Information given

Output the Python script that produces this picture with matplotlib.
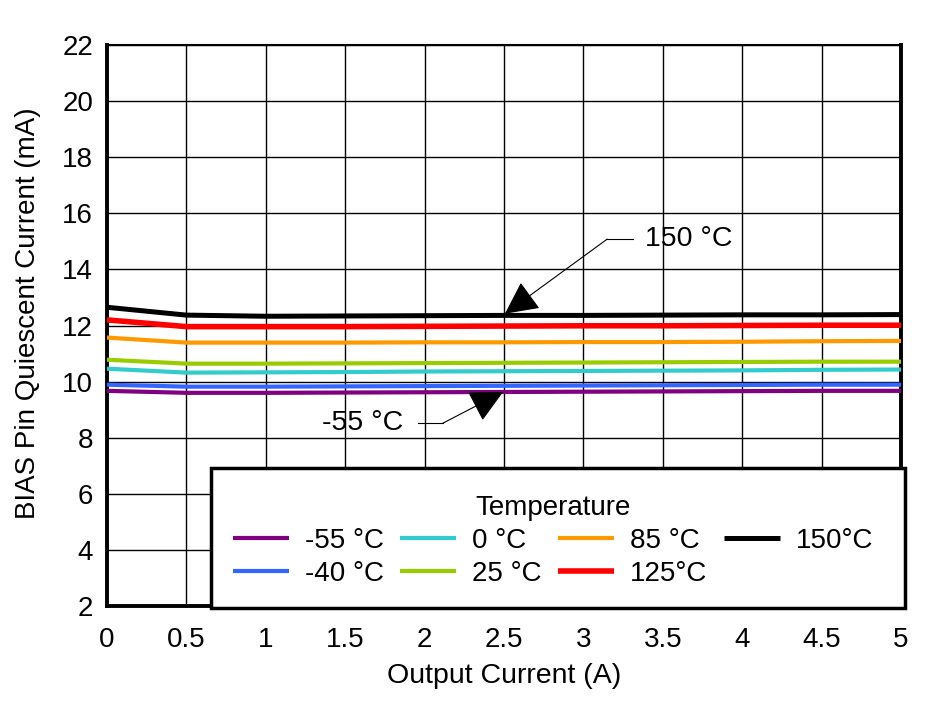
import matplotlib
matplotlib.use("Agg")
import matplotlib.pyplot as plt
from matplotlib.patches import Rectangle

plt.rcParams['font.family'] = ['Liberation Sans', 'DejaVu Sans']

# Data
output_current = [0, 0.5, 1, 1.5, 2, 2.5, 3, 3.5, 4, 4.5, 5]
labels = ['-55 °C', '-40 °C', '0 °C', '25 °C', '85 °C', '125°C', '150°C']
i_m55 = [9.67, 9.60, 9.60, 9.61, 9.62, 9.63, 9.64, 9.65, 9.66, 9.67, 9.67]
i_m40 = [9.89, 9.82, 9.82, 9.83, 9.84, 9.85, 9.86, 9.87, 9.88, 9.89, 9.89]
i_0 = [10.46, 10.32, 10.33, 10.34, 10.36, 10.37, 10.38, 10.39, 10.40, 10.42, 10.43]
i_25 = [10.78, 10.64, 10.64, 10.65, 10.66, 10.67, 10.68, 10.69, 10.70, 10.71, 10.71]
i_85 = [11.57, 11.39, 11.39, 11.39, 11.40, 11.40, 11.41, 11.41, 11.42, 11.44, 11.45]
i_125 = [12.20, 11.96, 11.96, 11.96, 11.97, 11.98, 11.99, 11.99, 12.00, 12.01, 12.01]
i_150 = [12.65, 12.37, 12.33, 12.34, 12.35, 12.36, 12.36, 12.37, 12.38, 12.38, 12.39]
series = [i_m55, i_m40, i_0, i_25, i_85, i_125, i_150]
colors = ['#800080', '#3366FF', '#33CCCC', '#99CC00', '#FF9900', '#FF0000', '#000000']
widths = [3, 3, 3, 3, 3, 4, 3.6]
x_ticks = [0, 0.5, 1, 1.5, 2, 2.5, 3, 3.5, 4, 4.5, 5]
x_ticklabels = ['0', '0.5', '1', '1.5', '2', '2.5', '3', '3.5', '4', '4.5', '5']
y_ticks = [2, 4, 6, 8, 10, 12, 14, 16, 18, 20, 22]

FS = 20

fig = plt.figure(figsize=(9.32, 7.01), dpi=100)
ax = fig.add_axes([107/932, 1-606/701, (901-107)/932, (606-45)/701])

handles = []
for ys, c, lw, lab in zip(series, colors, widths, labels):
    h, = ax.plot(output_current, ys, color=c, lw=lw, label=lab, solid_capstyle='butt', zorder=3)
    handles.append(h)

ax.set_xlim(0, 5)
ax.set_ylim(2, 22)
ax.set_xticks(x_ticks)
ax.set_xticklabels(x_ticklabels)
ax.set_yticks(y_ticks)
ax.tick_params(axis='both', length=0, labelsize=FS)
ax.tick_params(axis='x', pad=15)
ax.tick_params(axis='y', pad=10)
ax.grid(True, color='black', lw=1)
ax.set_axisbelow(True)
for s in ['left', 'right', 'bottom']:
    ax.spines[s].set_linewidth(2.8)
ax.spines['top'].set_linewidth(1.5)
ax.set_xlabel('Output Current (A)', fontsize=20.5, labelpad=7.5)
ax.set_ylabel('BIAS Pin Quiescent Current (mA)', fontsize=FS, labelpad=15)
ax.yaxis.label.set_y(0.522)

# Annotations
ax.text(3.39, 15.1, '150 °C', fontsize=20.5, va='center', ha='left')
ax.plot([3.31, 3.15], [15.08, 15.08], color='black', lw=0.8)
ax.annotate('', xy=(2.506, 12.42), xytext=(3.15, 15.08),
            arrowprops=dict(arrowstyle='-|>,head_length=0.6,head_width=0.3',
                            mutation_scale=35, color='black', lw=0.8,
                            shrinkA=0, shrinkB=0))
ax.text(1.864, 8.52, '-55 °C', fontsize=20.5, va='center', ha='right')
ax.plot([1.958, 2.116], [8.52, 8.52], color='black', lw=0.8)
ax.annotate('', xy=(2.494, 9.63), xytext=(2.116, 8.52),
            arrowprops=dict(arrowstyle='-|>,head_length=0.6,head_width=0.3',
                            mutation_scale=35, color='black', lw=0.8,
                            shrinkA=0, shrinkB=0))

# Legend box
box = Rectangle((211/932, 1-608/701), (905-211)/932, (608-468)/701,
                transform=fig.transFigure, facecolor='white', edgecolor='black',
                lw=2.5, zorder=4, clip_on=False)
ax.add_patch(box)
leg = ax.legend(handles=handles, ncol=4, title='Temperature', fontsize=FS,
                title_fontsize=FS, frameon=False, loc='upper left',
                bbox_to_anchor=(233/932, 1-495/701), bbox_transform=fig.transFigure,
                borderpad=0, borderaxespad=0, handlelength=2.0, handletextpad=0.58,
                columnspacing=0.6, labelspacing=0.25)
leg.set_zorder(5)

fig.savefig('out.png', dpi=100)
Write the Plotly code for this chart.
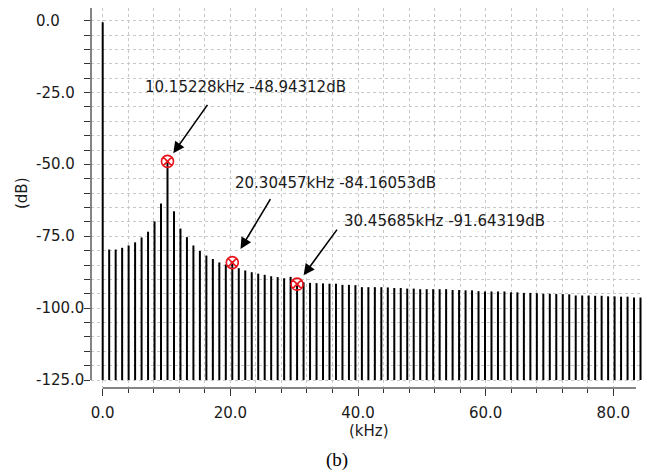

Your goal
Restate each of the entries above word for word and skip every image.

Final result
Output the Python script that produces this picture with matplotlib.
import matplotlib
matplotlib.use("Agg")
import matplotlib.pyplot as plt
from matplotlib.patches import Rectangle

plt.rcParams['font.family'] = ['Liberation Sans', 'DejaVu Sans']

# Data
output_current = [0, 0.5, 1, 1.5, 2, 2.5, 3, 3.5, 4, 4.5, 5]
labels = ['-55 °C', '-40 °C', '0 °C', '25 °C', '85 °C', '125°C', '150°C']
i_m55 = [9.67, 9.60, 9.60, 9.61, 9.62, 9.63, 9.64, 9.65, 9.66, 9.67, 9.67]
i_m40 = [9.89, 9.82, 9.82, 9.83, 9.84, 9.85, 9.86, 9.87, 9.88, 9.89, 9.89]
i_0 = [10.46, 10.32, 10.33, 10.34, 10.36, 10.37, 10.38, 10.39, 10.40, 10.42, 10.43]
i_25 = [10.78, 10.64, 10.64, 10.65, 10.66, 10.67, 10.68, 10.69, 10.70, 10.71, 10.71]
i_85 = [11.57, 11.39, 11.39, 11.39, 11.40, 11.40, 11.41, 11.41, 11.42, 11.44, 11.45]
i_125 = [12.20, 11.96, 11.96, 11.96, 11.97, 11.98, 11.99, 11.99, 12.00, 12.01, 12.01]
i_150 = [12.65, 12.37, 12.33, 12.34, 12.35, 12.36, 12.36, 12.37, 12.38, 12.38, 12.39]
series = [i_m55, i_m40, i_0, i_25, i_85, i_125, i_150]
colors = ['#800080', '#3366FF', '#33CCCC', '#99CC00', '#FF9900', '#FF0000', '#000000']
widths = [3, 3, 3, 3, 3, 4, 3.6]
x_ticks = [0, 0.5, 1, 1.5, 2, 2.5, 3, 3.5, 4, 4.5, 5]
x_ticklabels = ['0', '0.5', '1', '1.5', '2', '2.5', '3', '3.5', '4', '4.5', '5']
y_ticks = [2, 4, 6, 8, 10, 12, 14, 16, 18, 20, 22]

FS = 20

fig = plt.figure(figsize=(9.32, 7.01), dpi=100)
ax = fig.add_axes([107/932, 1-606/701, (901-107)/932, (606-45)/701])

handles = []
for ys, c, lw, lab in zip(series, colors, widths, labels):
    h, = ax.plot(output_current, ys, color=c, lw=lw, label=lab, solid_capstyle='butt', zorder=3)
    handles.append(h)

ax.set_xlim(0, 5)
ax.set_ylim(2, 22)
ax.set_xticks(x_ticks)
ax.set_xticklabels(x_ticklabels)
ax.set_yticks(y_ticks)
ax.tick_params(axis='both', length=0, labelsize=FS)
ax.tick_params(axis='x', pad=15)
ax.tick_params(axis='y', pad=10)
ax.grid(True, color='black', lw=1)
ax.set_axisbelow(True)
for s in ['left', 'right', 'bottom']:
    ax.spines[s].set_linewidth(2.8)
ax.spines['top'].set_linewidth(1.5)
ax.set_xlabel('Output Current (A)', fontsize=20.5, labelpad=7.5)
ax.set_ylabel('BIAS Pin Quiescent Current (mA)', fontsize=FS, labelpad=15)
ax.yaxis.label.set_y(0.522)

# Annotations
ax.text(3.39, 15.1, '150 °C', fontsize=20.5, va='center', ha='left')
ax.plot([3.31, 3.15], [15.08, 15.08], color='black', lw=0.8)
ax.annotate('', xy=(2.506, 12.42), xytext=(3.15, 15.08),
            arrowprops=dict(arrowstyle='-|>,head_length=0.6,head_width=0.3',
                            mutation_scale=35, color='black', lw=0.8,
                            shrinkA=0, shrinkB=0))
ax.text(1.864, 8.52, '-55 °C', fontsize=20.5, va='center', ha='right')
ax.plot([1.958, 2.116], [8.52, 8.52], color='black', lw=0.8)
ax.annotate('', xy=(2.494, 9.63), xytext=(2.116, 8.52),
            arrowprops=dict(arrowstyle='-|>,head_length=0.6,head_width=0.3',
                            mutation_scale=35, color='black', lw=0.8,
                            shrinkA=0, shrinkB=0))

# Legend box
box = Rectangle((211/932, 1-608/701), (905-211)/932, (608-468)/701,
                transform=fig.transFigure, facecolor='white', edgecolor='black',
                lw=2.5, zorder=4, clip_on=False)
ax.add_patch(box)
leg = ax.legend(handles=handles, ncol=4, title='Temperature', fontsize=FS,
                title_fontsize=FS, frameon=False, loc='upper left',
                bbox_to_anchor=(233/932, 1-495/701), bbox_transform=fig.transFigure,
                borderpad=0, borderaxespad=0, handlelength=2.0, handletextpad=0.58,
                columnspacing=0.6, labelspacing=0.25)
leg.set_zorder(5)

fig.savefig('out.png', dpi=100)
Write the Plotly code for this chart.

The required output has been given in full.